**Brief**
Copy everything from the line with "Convert this chart to matplotlib code." down to the line with "from matplotlib.ticker import MultipleLocator", inclusive of both, exactly as written; leave out all pictures.

(begin)

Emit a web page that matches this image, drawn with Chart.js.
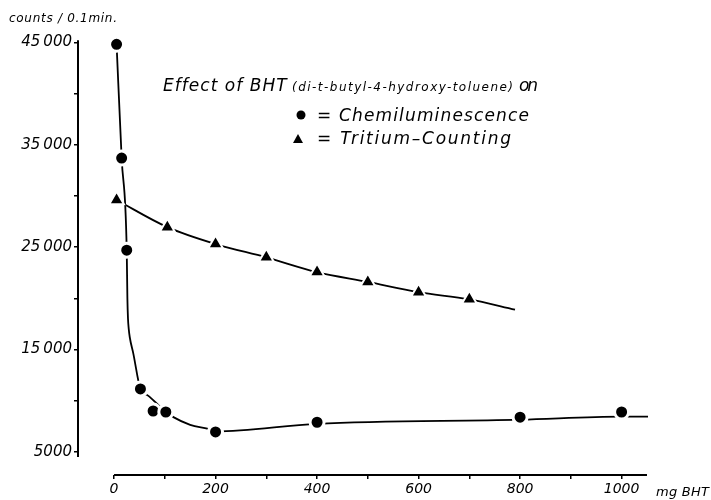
<!DOCTYPE html>
<html>
<head>
<meta charset="utf-8">
<script src="https://cdn.jsdelivr.net/npm/chart.js@4"></script>
<style>
  body { margin: 0; background: #fff; }
</style>
</head>
<body>
<canvas id="chart" width="711" height="500"></canvas>
<script>
// measured points
const chemiDose = [5, 15, 25, 52, 77, 102, 200, 400, 800, 1000];
const chemiCounts = [44800, 33700, 24700, 11150, 9000, 8900, 6950, 7900, 8400, 8900];
const tritiumDose = [5, 105, 200, 300, 400, 500, 600, 700];
const tritiumCounts = [29600, 26950, 25300, 24000, 22560, 21600, 20600, 19900];

// hand drawn fit curves
const chemiCurveDose = [5, 15, 25, 26.3, 27.5, 29, 31, 38, 52, 67, 89, 102, 117, 150, 189, 200, 400, 800, 1000, 1060];
const chemiCurveCounts = [44800, 33700, 24700, 20000, 18000, 17000, 16200, 14600, 11150, 10500, 9500, 8930, 8400, 7650, 7200, 7000, 7750, 8150, 8450, 8450];
const tritiumCurveDose = [5, 105, 200, 300, 400, 500, 600, 700, 790];
const tritiumCurveCounts = [29600, 26950, 25300, 24000, 22560, 21600, 20600, 19900, 18900];

const xTicks = [0, 100, 200, 300, 400, 500, 600, 700, 800, 900, 1000];
const yTicks = [5000, 10000, 15000, 20000, 25000, 30000, 35000, 40000, 45000];
const yLabels = {5000: '5000', 15000: '15\u2009000', 25000: '25\u2009000', 35000: '35\u2009000', 45000: '45\u2009000'};

const FONT = '"DejaVu Sans", sans-serif';

function pts(xs, ys) {
    return xs.map((x, i) => ({x: x, y: ys[i]}));
}

// draw text stretched to a given width (the original lettering is wide)
function fitText(ctx, text, x, y, width, size) {
    ctx.font = 'oblique ' + size + 'px ' + FONT;
    ctx.letterSpacing = '0px';
    let w = ctx.measureText(text).width;
    let sp = (width - w) / Math.max(1, text.length - 1);
    ctx.letterSpacing = sp + 'px';
    ctx.fillText(text, x, y);
    ctx.letterSpacing = '0px';
}

const decor = {
    id: 'decor',
    afterDraw(chart) {
        const ctx = chart.ctx;
        const xs = chart.scales.x, ys = chart.scales.y;
        ctx.save();
        ctx.strokeStyle = '#000';
        ctx.fillStyle = '#000';
        ctx.lineWidth = 2;
        // axes
        ctx.beginPath();
        ctx.moveTo(xs.getPixelForValue(0), chart.chartArea.bottom);
        ctx.lineTo(xs.getPixelForValue(1050), chart.chartArea.bottom);
        ctx.stroke();
        ctx.beginPath();
        ctx.moveTo(chart.chartArea.left, ys.getPixelForValue(45200));
        ctx.lineTo(chart.chartArea.left, ys.getPixelForValue(4500));
        ctx.stroke();

        ctx.textBaseline = 'alphabetic';
        ctx.textAlign = 'left';
        fitText(ctx, 'counts / 0.1min.', 9, 22, 108, 12);
        fitText(ctx, 'mg BHT', 656, 496, 53, 13);

        fitText(ctx, 'Effect of BHT', 163, 91, 124, 17);
        fitText(ctx, '(di-t-butyl-4-hydroxy-toluene)', 292, 91, 221, 12);
        fitText(ctx, 'on', 519, 91, 19, 17);

        ctx.beginPath();
        ctx.arc(301, 115, 4.5, 0, Math.PI * 2);
        ctx.fill();
        fitText(ctx, '= Chemiluminescence', 317, 121, 212, 17);

        ctx.beginPath();
        ctx.moveTo(298, 134);
        ctx.lineTo(303, 143);
        ctx.lineTo(293, 143);
        ctx.closePath();
        ctx.fill();
        fitText(ctx, '= Tritium\u2013Counting', 317, 144, 194, 17);
        ctx.restore();
    }
};

const ctx = document.getElementById('chart');

new Chart(ctx, {
    type: 'scatter',
    data: {
        datasets: [
            {
                label: 'Chemiluminescence',
                data: pts(chemiDose, chemiCounts),
                pointStyle: 'circle',
                pointRadius: 7,
                backgroundColor: '#000',
                borderColor: '#fff',
                borderWidth: 3,
                order: 0
            },
            {
                label: 'Tritium-Counting',
                data: pts(tritiumDose, tritiumCounts),
                pointStyle: 'triangle',
                pointRadius: 8.5,
                backgroundColor: '#000',
                borderColor: '#fff',
                borderWidth: 2,
                order: 0
            },
            {
                label: 'chemi fit',
                data: pts(chemiCurveDose, chemiCurveCounts),
                showLine: true,
                pointRadius: 0,
                borderColor: '#000',
                borderWidth: 1.8,
                cubicInterpolationMode: 'monotone',
                order: 1
            },
            {
                label: 'tritium fit',
                data: pts(tritiumCurveDose, tritiumCurveCounts),
                showLine: true,
                pointRadius: 0,
                borderColor: '#000',
                borderWidth: 1.8,
                cubicInterpolationMode: 'monotone',
                order: 1
            }
        ]
    },
    options: {
        responsive: false,
        animation: false,
        layout: {
            padding: {top: 30, right: 63, bottom: 0, left: 0}
        },
        plugins: {
            legend: {display: false},
            tooltip: {enabled: false}
        },
        scales: {
            x: {
                type: 'linear',
                min: -71,
                max: 1052,
                afterBuildTicks: (scale) => { scale.ticks = xTicks.map(v => ({value: v})); },
                afterFit: (scale) => { scale.height = 25; },
                border: {display: false},
                grid: {display: true, drawOnChartArea: false, color: '#000', lineWidth: 1.5, tickLength: 4},
                ticks: {
                    color: '#000',
                    padding: 2,
                    maxRotation: 0,
                    autoSkip: false,
                    font: {family: FONT, style: 'oblique', size: 14},
                    callback: (v) => (v % 200 === 0 ? String(v) : '')
                }
            },
            y: {
                type: 'linear',
                min: 2750,
                max: 46200,
                afterBuildTicks: (scale) => { scale.ticks = yTicks.map(v => ({value: v})); },
                afterFit: (scale) => { scale.width = 78; },
                border: {display: false},
                grid: {display: true, drawOnChartArea: false, color: '#000', lineWidth: 1.5, tickLength: 4},
                ticks: {
                    color: '#000',
                    padding: 2,
                    autoSkip: false,
                    font: {family: FONT, style: 'oblique', size: 15},
                    callback: (v) => (yLabels[v] || '')
                }
            }
        }
    },
    plugins: [decor]
});
</script>
</body>
</html>
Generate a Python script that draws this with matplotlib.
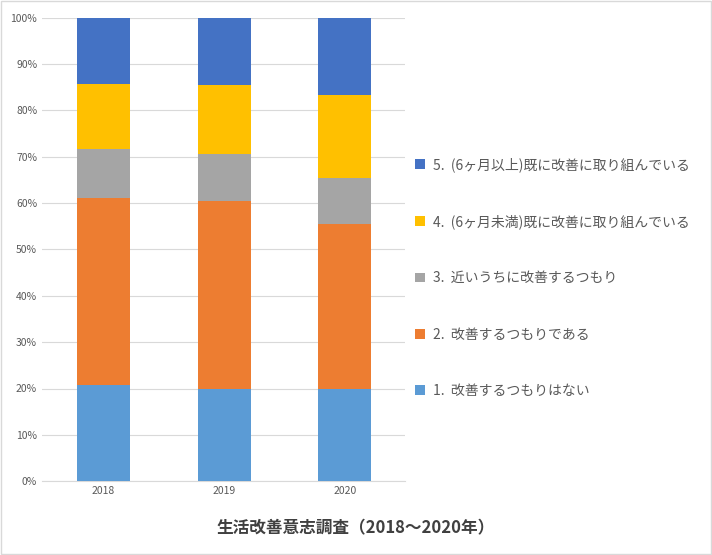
import matplotlib.pyplot as plt
from matplotlib.patches import Rectangle

plt.rcParams["font.family"] = ["Noto Sans CJK JP", "DejaVu Sans"]

years = ["2018", "2019", "2020"]
labels = ["1.  改善するつもりはない", "2.  改善するつもりである", "3.  近いうちに改善するつもり",
          "4.  (6ヶ月未満)既に改善に取り組んでいる", "5.  (6ヶ月以上)既に改善に取り組んでいる"]
s1 = [20.8, 20.0, 20.0]
s2 = [40.2, 40.5, 35.5]
s3 = [10.7, 10.0, 10.0]
s4 = [14.0, 15.0, 17.8]
s5 = [14.3, 14.5, 16.7]
colors = ["#5B9BD5", "#ED7D31", "#A5A5A5", "#FFC000", "#4472C4"]

fig = plt.figure(figsize=(7.12, 5.55), dpi=100)
ax = fig.add_axes([0.059, 0.133, 0.51, 0.835])
bottom = [0, 0, 0]
handles = []
for vals, c, lab in zip([s1, s2, s3, s4, s5], colors, labels):
    h = ax.bar(years, vals, bottom=bottom, width=0.44, color=c, label=lab, zorder=3)
    handles.append(h)
    bottom = [b + v for b, v in zip(bottom, vals)]

ax.set_ylim(0, 100)
ax.set_xlim(-0.51, 2.50)
ax.set_yticks(range(0, 101, 10))
ax.set_yticklabels([f"{v}%" for v in range(0, 101, 10)])
ax.tick_params(length=0, labelsize=7.5, colors="#595959")
ax.grid(axis="y", color="#D9D9D9", lw=0.8, zorder=0)
for s in ["top", "right", "left"]:
    ax.spines[s].set_visible(False)
ax.spines["bottom"].set_color("#D9D9D9")

fig.legend(handles[::-1], labels[::-1], loc="center left", bbox_to_anchor=(0.565, 0.50),
           frameon=False, fontsize=10, labelcolor="#595959", labelspacing=3.05,
           handlelength=0.7, handleheight=0.7, handletextpad=0.6)
fig.text(0.5, 0.048, "生活改善意志調査（2018～2020年）", ha="center", va="center",
         fontsize=12, fontweight="bold", color="#404040")
fig.patches.append(Rectangle((0.001, 0.001), 0.997, 0.997, transform=fig.transFigure,
                             fill=False, edgecolor="#D9D9D9", lw=1))
fig.savefig("out.png")
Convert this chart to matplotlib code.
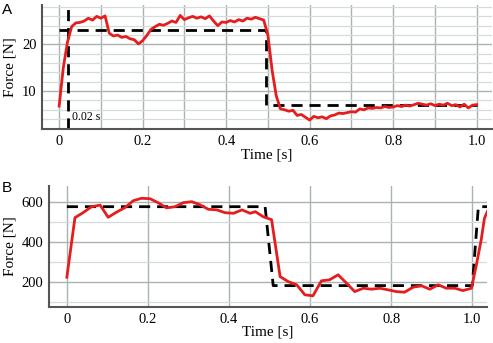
import numpy as np
import matplotlib
matplotlib.use("Agg")
import matplotlib.pyplot as plt
from matplotlib.ticker import MultipleLocator

# panel A: measured force, sampled every 0.01 s
time_a = np.round(np.arange(0, 1.001, 0.01), 2)
force_a = [6.8, 15.0, 20.5, 23.8, 24.6, 24.7, 25.0, 25.6, 25.2, 26.0,
           25.6, 26.1, 22.4, 21.8, 22.0, 21.5, 21.7, 21.2, 21.0, 20.1,
           20.8, 21.9, 23.2, 23.8, 24.3, 24.1, 24.5, 25.0, 24.7, 26.2,
           25.3, 25.7, 26.0, 25.6, 25.9, 25.5, 26.1, 25.0, 24.0, 24.8,
           24.7, 25.1, 24.8, 25.3, 25.0, 25.6, 25.4, 25.8, 25.5, 25.2,
           22.0, 14.5, 9.0, 6.2, 6.0, 5.7, 5.9, 4.8, 5.0, 4.4,
           3.8, 4.6, 4.3, 4.5, 4.1, 4.7, 4.9, 5.3, 5.2, 5.4,
           5.6, 5.5, 6.2, 6.0, 6.4, 6.3, 6.5, 6.4, 6.7, 6.5,
           6.6, 6.9, 6.7, 7.0, 6.8, 7.1, 7.4, 7.2, 7.0, 7.3,
           6.9, 7.2, 7.0, 7.4, 6.9, 7.1, 6.6, 7.2, 6.4, 7.0, 7.1]
target_a_t = [0, 0.495, 0.495, 1.0]
target_a_f = [23, 23, 7, 7]
onset_t = 0.022

# panel B: measured force, sampled ~every 0.02 s
time_b = [0, 0.02, 0.04, 0.061, 0.082, 0.102, 0.122, 0.143, 0.164, 0.184,
          0.205, 0.225, 0.246, 0.267, 0.287, 0.308, 0.328, 0.349, 0.37, 0.39,
          0.411, 0.432, 0.452, 0.465, 0.485, 0.505, 0.526, 0.546, 0.567, 0.587,
          0.607, 0.628, 0.648, 0.669, 0.69, 0.71, 0.731, 0.751, 0.772, 0.792,
          0.813, 0.833, 0.854, 0.875, 0.895, 0.916, 0.936, 0.957, 0.977, 0.998,
          1.01, 1.022, 1.03, 1.037]
force_b = [225, 523, 548, 578, 586, 525, 550, 573, 608, 620,
           618, 598, 572, 578, 598, 603, 588, 565, 562, 548,
           545, 562, 545, 553, 527, 513, 228, 203, 187, 137,
           132, 207, 212, 237, 195, 153, 170, 165, 170, 162,
           153, 150, 175, 182, 165, 187, 170, 170, 158, 170,
           286, 412, 520, 553]
target_b_t = [0, 0.489, 0.509, 1.0, 1.015, 1.04]
target_b_f = [578, 578, 183, 183, 578, 578]

red = "#e41e1e"
serif = "Liberation Serif"

fig = plt.figure(figsize=(4.93, 3.43), dpi=100)
ax_a = fig.add_axes([0.0852, 0.624, 0.913, 0.361])
ax_b = fig.add_axes([0.0994, 0.105, 0.889, 0.353])


def style(ax):
    for s in ["top", "right"]:
        ax.spines[s].set_visible(False)
    for s in ["left", "bottom"]:
        ax.spines[s].set_color("#555555")
        ax.spines[s].set_linewidth(1.5)
    ax.grid(which="major", color="#a9b3b3", linewidth=1.0)
    ax.grid(which="minor", color="#d6dcdc", linewidth=0.9)
    ax.set_axisbelow(True)
    ax.tick_params(which="both", length=0, labelsize=10.5, pad=4)
    for lab in ax.get_xticklabels() + ax.get_yticklabels():
        lab.set_fontfamily(serif)


# panel A
ax_a.plot(target_a_t, target_a_f, color="black", lw=2, dashes=(4, 2.5))
ax_a.axvline(onset_t, color="black", lw=2, dashes=(4, 2.5))
ax_a.plot(time_a, force_a, color=red, lw=2)
ax_a.set_xlim(-0.041, 1.037)
ax_a.set_ylim(1.9, 28.4)
ax_a.xaxis.set_major_locator(MultipleLocator(0.2))
ax_a.xaxis.set_minor_locator(MultipleLocator(0.1))
ax_a.yaxis.set_major_locator(MultipleLocator(10))
ax_a.yaxis.set_minor_locator(MultipleLocator(2))
ax_a.set_xticks([0, 0.2, 0.4, 0.6, 0.8, 1.0], ["0", "0.2", "0.4", "0.6", "0.8", "1.0"])
style(ax_a)
ax_a.grid(which="minor", axis="x", color="#a9b3b3", linewidth=1.0)
ax_a.text(onset_t + 0.008, 4.4, "0.02 s", family=serif, fontsize=8.5, va="center")
ax_a.set_xlabel("Time [s]", family=serif, fontsize=11, labelpad=1)
ax_a.set_ylabel("Force [N]", family=serif, fontsize=11, labelpad=4)

# panel B
ax_b.plot(target_b_t, target_b_f, color="black", lw=2, dashes=(4, 2.5))
ax_b.plot(time_b, force_b, color=red, lw=2)
ax_b.set_xlim(-0.044, 1.037)
ax_b.set_ylim(76, 682)
ax_b.xaxis.set_major_locator(MultipleLocator(0.2))
ax_b.yaxis.set_major_locator(MultipleLocator(200))
ax_b.yaxis.set_minor_locator(MultipleLocator(100))
ax_b.set_xticks([0, 0.2, 0.4, 0.6, 0.8, 1.0], ["0", "0.2", "0.4", "0.6", "0.8", "1.0"])
style(ax_b)
ax_b.set_xlabel("Time [s]", family=serif, fontsize=11, labelpad=0)
ax_b.set_ylabel("Force [N]", family=serif, fontsize=11, labelpad=4)

fig.text(0.004, 0.97, "A", fontsize=11, family="Liberation Sans", va="center")
fig.text(0.004, 0.452, "B", fontsize=11, family="Liberation Sans", va="center")

fig.savefig("out.png", dpi=100)
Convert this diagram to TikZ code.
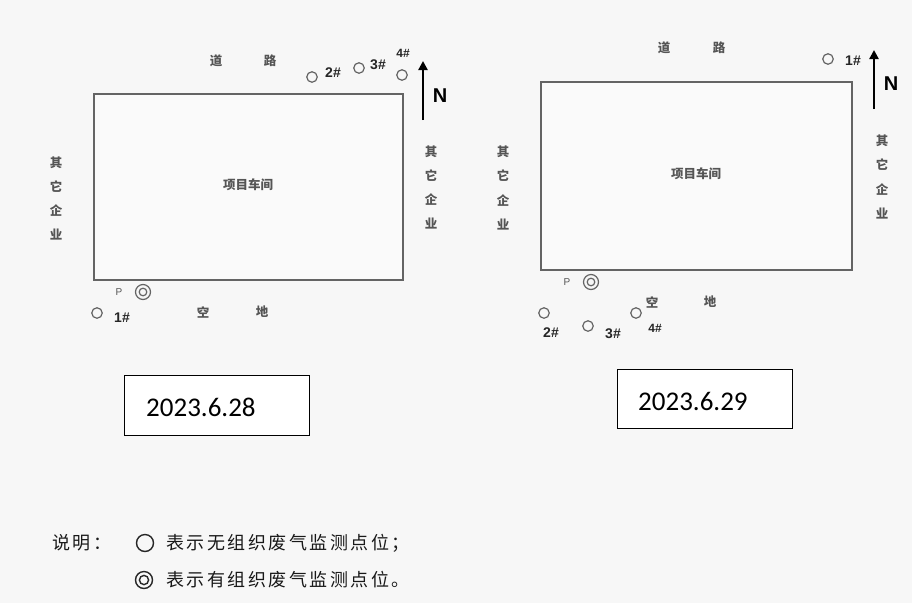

(end)

**Worked solution**
Convert this chart to matplotlib code.
import numpy as np
import matplotlib
matplotlib.use("Agg")
import matplotlib.pyplot as plt
from matplotlib.ticker import MultipleLocator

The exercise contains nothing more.